■ **Dataset content**:
■ ■ ■

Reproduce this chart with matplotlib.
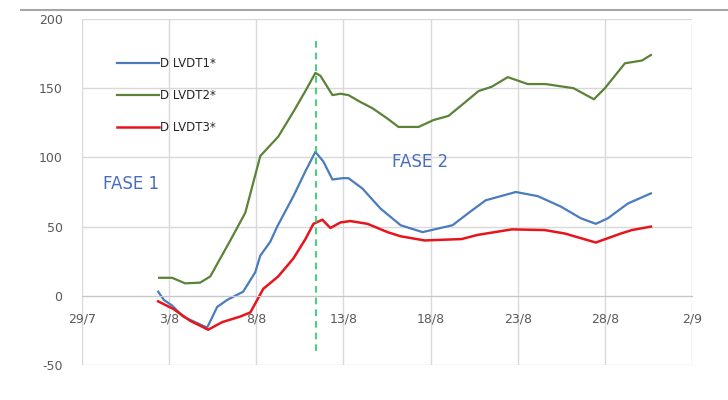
import matplotlib.pyplot as plt

plt.rcParams["axes.unicode_minus"] = False

# days counted from 29/7
tick_days = [0, 5, 10, 15, 20, 25, 30, 35]
tick_labels = ["29/7", "3/8", "8/8", "13/8", "18/8", "23/8", "28/8", "2/9"]

# D LVDT1*
days_1 = [4.37, 4.7, 5.17, 5.8, 7.18, 7.76, 8.33, 9.25, 9.94, 10.23, 10.8, 11.2, 12.13,
          12.82, 13.39, 13.85, 14.37, 14.94, 15.29, 16.09, 17.13, 18.28, 19.54, 20.4,
          21.26, 22.3, 23.16, 24.89, 26.15, 27.47, 28.62, 29.48, 30.17, 31.32, 32.64]
lvdt1 = [3, -3, -7, -15, -23, -8, -3, 3, 17, 29, 39, 50, 72,
         90, 104, 97, 84, 85, 85, 77.5, 63, 51, 46, 48.5,
         51, 61, 69, 75, 72, 64.5, 56, 52, 56, 66.7, 74]

# D LVDT2*
days_2 = [4.43, 5.17, 5.92, 6.78, 7.36, 8.51, 9.37, 10.23, 11.26, 12.13, 12.82, 13.39,
          13.68, 14.37, 14.83, 15.29, 15.98, 16.67, 17.53, 18.16, 19.31, 20.17, 21.03,
          21.9, 22.76, 23.5, 24.43, 25.57, 26.6, 28.2, 29.37, 30.0, 31.15, 32.13, 32.64]
lvdt2 = [13, 13, 9, 9.5, 14, 40, 60, 101, 115, 133, 148, 161,
         159, 145, 146, 145, 140, 135.5, 128, 122, 122, 127, 130,
         139, 148, 151, 158, 153, 153, 150, 142, 150, 168, 170, 174]

# D LVDT3*
days_3 = [4.37, 5.23, 6.2, 7.24, 8.05, 9.08, 9.66, 10.4, 11.26, 12.13, 12.82, 13.28,
          13.79, 14.25, 14.83, 15.4, 16.38, 17.53, 18.28, 19.66, 21.78, 22.7, 24.66,
          26.55, 27.7, 29.48, 30.92, 31.55, 32.64]
lvdt3 = [-4, -9.4, -18, -24.5, -19, -15, -12, 5, 14, 27, 41, 52,
         55, 49, 53, 54, 52, 46, 43, 40, 41, 44, 48,
         47.5, 45, 38.5, 45, 47.5, 50]

phase_change_day = 13.45
phase_line_range = [-40, 187]

fig = plt.figure(figsize=(7.28, 4.0), dpi=100)
ax = fig.add_axes([0.1126, 0.0875, 0.838, 0.865])

grid_col = "#d9d9d9"
text_col = "#595959"

ax.plot(days_1, lvdt1, color="#4a7cbd", lw=1.6, label="D LVDT1*")
ax.plot(days_2, lvdt2, color="#5c8238", lw=1.6, label="D LVDT2*")
ax.plot(days_3, lvdt3, color="#e8141c", lw=1.8, label="D LVDT3*")

ax.plot([phase_change_day, phase_change_day], phase_line_range,
        color="#22cc66", lw=1.2, ls=(0, (4, 3)))

ax.text(1.2, 81, "FASE 1", color="#4a6cc0", fontsize=12, va="center")
ax.text(17.8, 97, "FASE 2", color="#4a6cc0", fontsize=12, va="center")

ax.set_xlim(0, 35)
ax.set_ylim(-50, 200)
ax.set_xticks(tick_days)
ax.set_xticklabels(tick_labels)
ax.set_yticks([-50, 0, 50, 100, 150, 200])

ax.grid(True, color=grid_col, lw=1)
ax.set_axisbelow(True)
for side in ["top", "right", "left"]:
    ax.spines[side].set_visible(False)
ax.spines["bottom"].set_position(("data", 0))
ax.spines["bottom"].set_color("#c8c8c8")
ax.tick_params(axis="x", length=0, pad=12, labelsize=9, labelcolor=text_col)
ax.tick_params(axis="y", length=0, pad=14, labelsize=9, labelcolor=text_col)

ax.legend(loc="upper left", bbox_to_anchor=(0.057, 0.89), frameon=False,
          fontsize=8.5, handlelength=3.6, handletextpad=0.1, labelspacing=1.6,
          borderpad=0, borderaxespad=0, labelcolor="#262626")

fig.add_artist(plt.Line2D([0.029, 1.0], [0.975, 0.975], color="#a6a6a6", lw=1.5))

fig.savefig("out.png", dpi=100)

■ ■ ■

■ **Set exercise**: Reproduce the whole listing above word for word, but not its pictures.

■ **Response**:
Reproduce this chart with matplotlib.
import matplotlib.pyplot as plt

plt.rcParams["axes.unicode_minus"] = False

# days counted from 29/7
tick_days = [0, 5, 10, 15, 20, 25, 30, 35]
tick_labels = ["29/7", "3/8", "8/8", "13/8", "18/8", "23/8", "28/8", "2/9"]

# D LVDT1*
days_1 = [4.37, 4.7, 5.17, 5.8, 7.18, 7.76, 8.33, 9.25, 9.94, 10.23, 10.8, 11.2, 12.13,
          12.82, 13.39, 13.85, 14.37, 14.94, 15.29, 16.09, 17.13, 18.28, 19.54, 20.4,
          21.26, 22.3, 23.16, 24.89, 26.15, 27.47, 28.62, 29.48, 30.17, 31.32, 32.64]
lvdt1 = [3, -3, -7, -15, -23, -8, -3, 3, 17, 29, 39, 50, 72,
         90, 104, 97, 84, 85, 85, 77.5, 63, 51, 46, 48.5,
         51, 61, 69, 75, 72, 64.5, 56, 52, 56, 66.7, 74]

# D LVDT2*
days_2 = [4.43, 5.17, 5.92, 6.78, 7.36, 8.51, 9.37, 10.23, 11.26, 12.13, 12.82, 13.39,
          13.68, 14.37, 14.83, 15.29, 15.98, 16.67, 17.53, 18.16, 19.31, 20.17, 21.03,
          21.9, 22.76, 23.5, 24.43, 25.57, 26.6, 28.2, 29.37, 30.0, 31.15, 32.13, 32.64]
lvdt2 = [13, 13, 9, 9.5, 14, 40, 60, 101, 115, 133, 148, 161,
         159, 145, 146, 145, 140, 135.5, 128, 122, 122, 127, 130,
         139, 148, 151, 158, 153, 153, 150, 142, 150, 168, 170, 174]

# D LVDT3*
days_3 = [4.37, 5.23, 6.2, 7.24, 8.05, 9.08, 9.66, 10.4, 11.26, 12.13, 12.82, 13.28,
          13.79, 14.25, 14.83, 15.4, 16.38, 17.53, 18.28, 19.66, 21.78, 22.7, 24.66,
          26.55, 27.7, 29.48, 30.92, 31.55, 32.64]
lvdt3 = [-4, -9.4, -18, -24.5, -19, -15, -12, 5, 14, 27, 41, 52,
         55, 49, 53, 54, 52, 46, 43, 40, 41, 44, 48,
         47.5, 45, 38.5, 45, 47.5, 50]

phase_change_day = 13.45
phase_line_range = [-40, 187]

fig = plt.figure(figsize=(7.28, 4.0), dpi=100)
ax = fig.add_axes([0.1126, 0.0875, 0.838, 0.865])

grid_col = "#d9d9d9"
text_col = "#595959"

ax.plot(days_1, lvdt1, color="#4a7cbd", lw=1.6, label="D LVDT1*")
ax.plot(days_2, lvdt2, color="#5c8238", lw=1.6, label="D LVDT2*")
ax.plot(days_3, lvdt3, color="#e8141c", lw=1.8, label="D LVDT3*")

ax.plot([phase_change_day, phase_change_day], phase_line_range,
        color="#22cc66", lw=1.2, ls=(0, (4, 3)))

ax.text(1.2, 81, "FASE 1", color="#4a6cc0", fontsize=12, va="center")
ax.text(17.8, 97, "FASE 2", color="#4a6cc0", fontsize=12, va="center")

ax.set_xlim(0, 35)
ax.set_ylim(-50, 200)
ax.set_xticks(tick_days)
ax.set_xticklabels(tick_labels)
ax.set_yticks([-50, 0, 50, 100, 150, 200])

ax.grid(True, color=grid_col, lw=1)
ax.set_axisbelow(True)
for side in ["top", "right", "left"]:
    ax.spines[side].set_visible(False)
ax.spines["bottom"].set_position(("data", 0))
ax.spines["bottom"].set_color("#c8c8c8")
ax.tick_params(axis="x", length=0, pad=12, labelsize=9, labelcolor=text_col)
ax.tick_params(axis="y", length=0, pad=14, labelsize=9, labelcolor=text_col)

ax.legend(loc="upper left", bbox_to_anchor=(0.057, 0.89), frameon=False,
          fontsize=8.5, handlelength=3.6, handletextpad=0.1, labelspacing=1.6,
          borderpad=0, borderaxespad=0, labelcolor="#262626")

fig.add_artist(plt.Line2D([0.029, 1.0], [0.975, 0.975], color="#a6a6a6", lw=1.5))

fig.savefig("out.png", dpi=100)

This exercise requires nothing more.